Para o imaginário feminino, esse tipo de literatura sempre parece perigosa. Bella (de Crepúsculo), Anastasia (de 50 Tons de Cinza), entre outras, são protagonistas que abrem uma janela problematizadora de comportamentos tóxicos e do verdadeiro teor das mensagens emitidas por essas tramas. A ideia de uma mulher com uma vida comum que acaba sendo definida pela chegada de um homem sedutor e rebelde, parecia a “síndrome do príncipe encantado” disfarçada de empoderamento.

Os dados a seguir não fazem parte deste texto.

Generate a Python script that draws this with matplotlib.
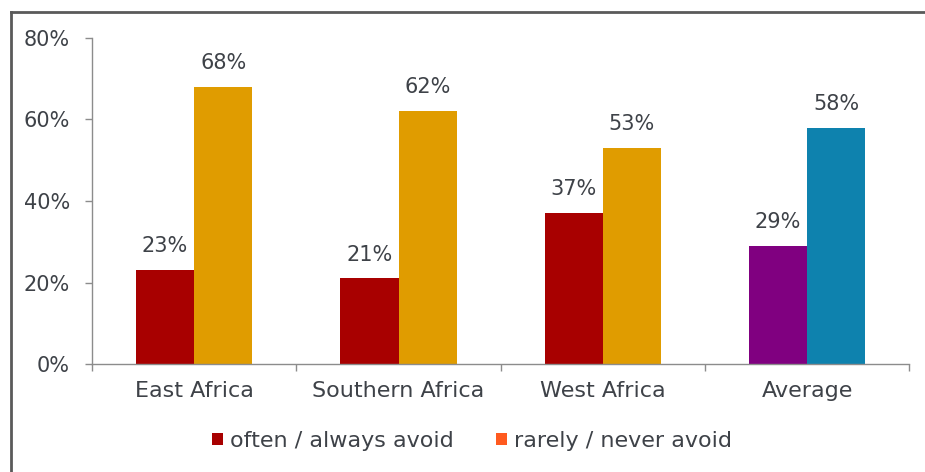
import matplotlib
matplotlib.use("Agg")
import matplotlib.pyplot as plt
from matplotlib.lines import Line2D
from matplotlib.patches import Patch
import numpy as np

regions = ["East Africa", "Southern Africa", "West Africa", "Average"]
often_avoid = [23, 21, 37, 29]
rarely_avoid = [68, 62, 53, 58]
often_colors = ["#A80000", "#A80000", "#A80000", "#800080"]
rarely_colors = ["#E09C00", "#E09C00", "#E09C00", "#0E82AE"]
legend_labels = ["often / always avoid", "rarely / never avoid"]
legend_colors = ["#A80000", "#FF5A1F"]
y_ticks = [0, 20, 40, 60, 80]

TEXT = "#3E4248"
AXIS = "#8C8C8C"
FS_NUM = 15
FS_TXT = 16

plt.rcParams["font.family"] = ["DejaVu Sans"]


def plot_avoidance():
    fig = plt.figure(figsize=(9.25, 4.72), dpi=100)
    ax = fig.add_axes([0.0995, 0.2288, 0.8835, 0.6907])

    x = np.arange(len(regions))
    w = 0.285
    ax.bar(x - w / 2, often_avoid, w, color=often_colors)
    ax.bar(x + w / 2, rarely_avoid, w, color=rarely_colors)

    for xi, v in zip(x - w / 2, often_avoid):
        ax.annotate("%d%%" % v, (xi, v), xytext=(0, 10), textcoords="offset points",
                    ha="center", va="bottom", fontsize=FS_NUM, color=TEXT)
    for xi, v in zip(x + w / 2, rarely_avoid):
        ax.annotate("%d%%" % v, (xi, v), xytext=(0, 10), textcoords="offset points",
                    ha="center", va="bottom", fontsize=FS_NUM, color=TEXT)

    ax.set_xlim(-0.5, len(regions) - 0.5)
    ax.set_ylim(0, 80)
    ax.set_yticks(y_ticks)
    ax.set_yticklabels(["%d%%" % t for t in y_ticks])
    ax.set_xticks(x)
    ax.set_xticklabels(regions)
    ax.set_xticks(np.arange(len(regions) + 1) - 0.5, minor=True)

    ax.tick_params(axis="y", length=5, width=1, color=AXIS, labelsize=FS_NUM,
                   labelcolor=TEXT, pad=11)
    ax.tick_params(axis="x", which="major", length=0, labelsize=FS_TXT,
                   labelcolor=TEXT, pad=12)
    ax.tick_params(axis="x", which="minor", length=5, width=1, color=AXIS)

    for side in ("top", "right"):
        ax.spines[side].set_visible(False)
    for side in ("left", "bottom"):
        ax.spines[side].set_color(AXIS)
        ax.spines[side].set_linewidth(1)

    handles = [Patch(facecolor=c, edgecolor="none") for c in legend_colors]
    fig.legend(handles, legend_labels, loc="center", bbox_to_anchor=(0.51, 0.066),
               ncol=2, frameon=False, fontsize=FS_TXT, handlelength=0.5,
               handleheight=0.5, handletextpad=0.3, columnspacing=1.9,
               labelcolor=TEXT)

    # outer frame, left and top edges only
    fx = 11 / 925
    fy = 1 - 12 / 472
    fig.add_artist(Line2D([fx, fx], [0, fy], transform=fig.transFigure,
                          color="#5A5A5A", lw=2))
    fig.add_artist(Line2D([fx, 1], [fy, fy], transform=fig.transFigure,
                          color="#5A5A5A", lw=2))

    fig.savefig("out.png", dpi=100)


if __name__ == "__main__":
    plot_avoidance()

Contudo, há uma coisa sobre o livro de Easton que se difere da série; e que coloca um ponto final sobre onde estão as limitações definitivas de Sex/Life: no livro, a protagonista sente falta da adrenalina fundida ao erotismo que surgia quando se envolvia com os homens errados. Ela, então, deixa o diário com suas memórias sexuais à vista do marido, que lê e aplica as práticas na vida do casal. No livro, a protagonista apenas usou a fantasia para melhorar o próprio casamento; ela nunca foi atrás do ex.
Aí está a grande cilada de Sex/Life, que conta uma história que também começa assim, mas que vai para uma direção muito diferente. Billie (Sarah Shahi) permite que o ex tóxico retorne para sua vida e entra em um triângulo amoroso que pautou a primeira temporada de uma maneira muito questionável. Mesmo com um marido dedicado e fiel, filhos, carreira, Billie tinha todo direito de fantasiar como seria sua vida se tivesse tomado outras decisões. Só é difícil entender por que ela não pode ser madura como sua versão literária e manter a fantasia no terreno da fantasia. Na série, Billie implode tudo por conta da atração por um homem que jamais foi capaz de respeitá-la. “Isso acontece muito”, claro. O problema é ver a série justificando violência verbal com promessas de amor.
No Sex/Life
A primeira temporada terminou com Billie reconsiderando e decidindo procurar Brad (Adam Demos). É claro que a situação dos dois não pode se resolver imediatamente e o roteiro encontra outra maneira cretina de mantê-los separados. As críticas sobre a morosidade narrativa da temporada anterior (estritamente apoiada em cenas de sexo) devem ter chegado até os produtores, que resolveram aplicar uma dinâmica mais dissolvida entre os personagens.
Separada de Brad e de Cooper (Mike Vogel), Billie adentra a noite de Nova York em busca de mais experiências eróticas. Acaba conhecendo Majid (Darius Homayoun) e inicia com ele um relacionamento. Brad está envolvido na própria jornada para ser menos “boy lixo” e Cooper na sua para ser menos um “cara legal”. A criadora Stacy Rukeyser não se faz de rogada... Suas intenções são claras: ela quer reiterar a ideia perigosa do homem tóxico que “se redime por amor” e do homem bacana que após ser traído se torna o homem tóxico da vez. Ao menos a saga de Cooper oferece ao espectador episódios mais agitados.
Todas as relações em Sex/Life são relações abusivas, inclusive a de Cooper com o amigo Devon (Jonathan Sadowski). Billie e Cooper destruíram o casamento; Devon e a esposa já estavam destruídos... até mesmo a amizade entre Billie e Sasha (Margaret Odette) tem episódios terríveis de toxicidade. Sasha, inclusive, ganhou uma própria storyline (na qual ela é tóxica com o namorado, claro).
Episódio a episódio, os personagens vão se machucando mais e mais. O que o roteiro quer fazer parecer é que toda e qualquer relação merece ser salva, sem se perguntar em nenhum momento se aquele não é um grande e substancial ciclo de nocividade. Para manter a surpresa, para aumentar o conflito, os personagens são todos horríveis uns com os outros. Mas, não há crítica. Aquele é só um estágio até o perdão, que absolve e proporciona o recomeço das trevas. No final das contas, tudo vai terminar lindo, todos serão redimidos e ficam aí duas cenas de nu frontal masculino para render correntes no Tik Tok.
Mesmo que mais dinâmica e com menos apelo sexual, Sex/Life encerrou seus ciclos nessa segunda temporada com um robusto saldo de desserviços. Se para a produção toda relação – por pior que seja – merece outras chances, talvez seja ela, a série, que não precise ser salva.